直到将近十年之后,鲁迅依然对此事耿耿于怀,1935年12月,鲁迅在《且介亭杂文二集·后记》里再次旧事重提:
在《中国小说史略》日译本的序文里,我声明了我的高兴,但还有一种原因我未曾说出,是经十年之久,我竟报复了我个人的私仇。当一九二六年时,陈源即西滢教授,曾在北京公开对于我的人身攻击,说我的这一部著作,是窃取盐谷温教授的《支那文学概论讲话》里面的“小说”一部分的;《闲话》里的所谓“整大本的剽窃”,指的也是我。现在盐谷教授的书早有中译,我的也有了日译,两国的读者,有目共见,有谁指出我的“剽窃”来呢?呜呼,“男盗女娼”,是人间大可耻事,我负了十年“剽窃”的恶名,现在总算可以卸下,并且将“谎狗”的旗子,回敬自称“正人君子”的陈源教授,倘他无法洗刷,就只好插着生活,一直带进坟墓里去了。
陈西滢并没有就此应答,1936年,还是由胡适出面为陈西滢作解释。胡适在写给苏雪林后来又公开发表的一封信中道:“鲁迅自有他的长处,如他的早年文学作品,如他的小说史研究,皆是上等工作。通伯先生(陈西滢)当日误信一个小人张凤举之言,说鲁迅之小说史是抄袭盐谷温的,就使鲁迅终身不忘此仇恨!现今盐谷温的文学史已由孙俍工译出了,其书是未见我和鲁迅之小说研究以前的作品,其考据部分浅陋可笑。说鲁迅抄盐谷温,真是万分的冤枉。盐谷温一案,我们应该为鲁迅洗刷明白。” 然而这时,鲁迅已经去世65天了。
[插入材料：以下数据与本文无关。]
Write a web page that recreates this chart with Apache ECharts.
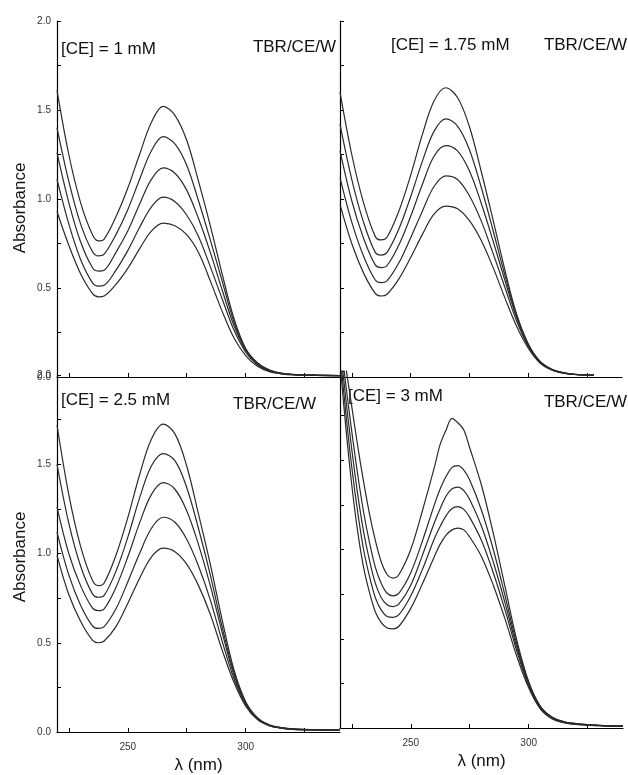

其实,鲁迅与盐谷曾有来往,但并不密切。他们自1926年开始通信,1928年在内山书店曾偶然会面,但盐谷从没有发表过鲁迅“剽窃”或“抄袭”他的言论。那么,他是不是没有看到鲁著《史略》?事实是,盐谷看过。
1930年北新书局出了一本汪馥泉译的《中国文学研究译丛》,其中收录了盐谷氏的《关于明代小说“三言”》一文,文中说:“我前学年度在大学里讲中国小说史……看到从前著《宋元戏曲史》的王国维氏及近来著《中国小说史略》的北京大学鲁迅氏(周树人)等未曾见过的书籍,现在日本存在着……”当事人自己亲自看过,并没有剽窃的疑问,反倒是无关之人热情高涨,世间真是不乏怪事。
盐谷不但看过《史略》,而且还曾用作自己授课的教材,1997年8月举行的北京国际《红楼梦》学术研讨会上,一份报告中介绍了日本红学家松枝茂夫的经历:
“到东京后进入东京帝大,投入盐谷教授的门下……在这最后一年,盐谷教授讲授了鲁迅的《小说史略》一年,松枝出席听讲,在讲授结束的二月份,出席者签名留念时,松枝也签了名。这本原书现存于天理大学图书馆收藏的节山文库中。盐谷对《史略》的成就给予相当高的评价,并把它当做教材使用。”这又与手稿中的部分内容有一种契合。